10 Oct 2016 - 2:59 PM  UPDATED 10 Oct 2016 - 2:59 PM

Mooy was the man that made City click. Regarded by many as one of the greatest Australian players to ever play in the A-League, Mooy’s poise with the ball at his feet and intelligence to make the right decision is sensational.

In games where Mooy missed, it was clear City lacked a central playmaker. They had no one who could adequately play the ball to Bruno Fornaroli and Mooy’s stellar long-range shots were also missed.   

How Melbourne would replace Mooy, who provided 11 goals and 20 assists last season, was one of the headaches facing John van’t Schip heading into the new campaign.

However, after just one league fixture and multiple preseason outings, it’s clear that Brattan can play in the role that Mooy did.  

Following a strong preseason run, where City saw glimpses of how Brattan can play as the link-up man between midfield and attack, the former Brisbane Roar stalwart displayed his full arsenal in trying circumstances during Melbourne’s 1-0 win over Wellington Phoenix.  

In a first-half where City played the attacking football we expect from them, Brattan was commanding in the midfield.

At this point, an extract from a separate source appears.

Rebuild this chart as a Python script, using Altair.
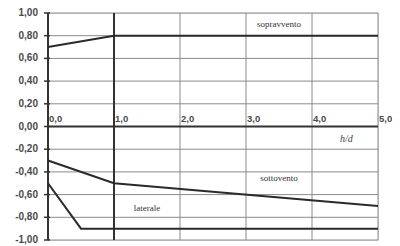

He was instrumental in every City attack, as Brattan dictated the middle of the park.

Brattan’s passing expertise was in full effect. He delivered a picture-perfect ball to the back post in the 25th minute, only for Glen Moss to make a terrific save on Fornaroli’s heading attempt at goal.

While Brattan showed his attacking instincts and smarts in the first half, the second half presented a different challenge for City. Down to 10-man after Thomas Sorensen’s red card in the 58th minute, Melbourne had to switch to a defensive game plan, an area where they struggled mightily last season.

In what was out of character for City in the second half, filled with physicality, strong tackles and an ugliness that isn’t applied to van’t Schip’s squad, Brattan was able to help Melbourne maintain their 1-0 lead.

Brattan was winning the ball back in defence, made wise decisions under Phoenix pressure and was able to play a defensive game that many previous City members couldn’t atone to.  

“In the second half we needed to play a bit different and we saw another side of the team that was fighting,” van’t Schip said postgame.

“Those new boys immediately showed the side that we want this year and that’s fighting, being a team and of course, playing good football.”

Brattan was able to do both on Saturday, as he combines an attacking flair with strong defence, two qualities that will help City overcome the loss of Mooy.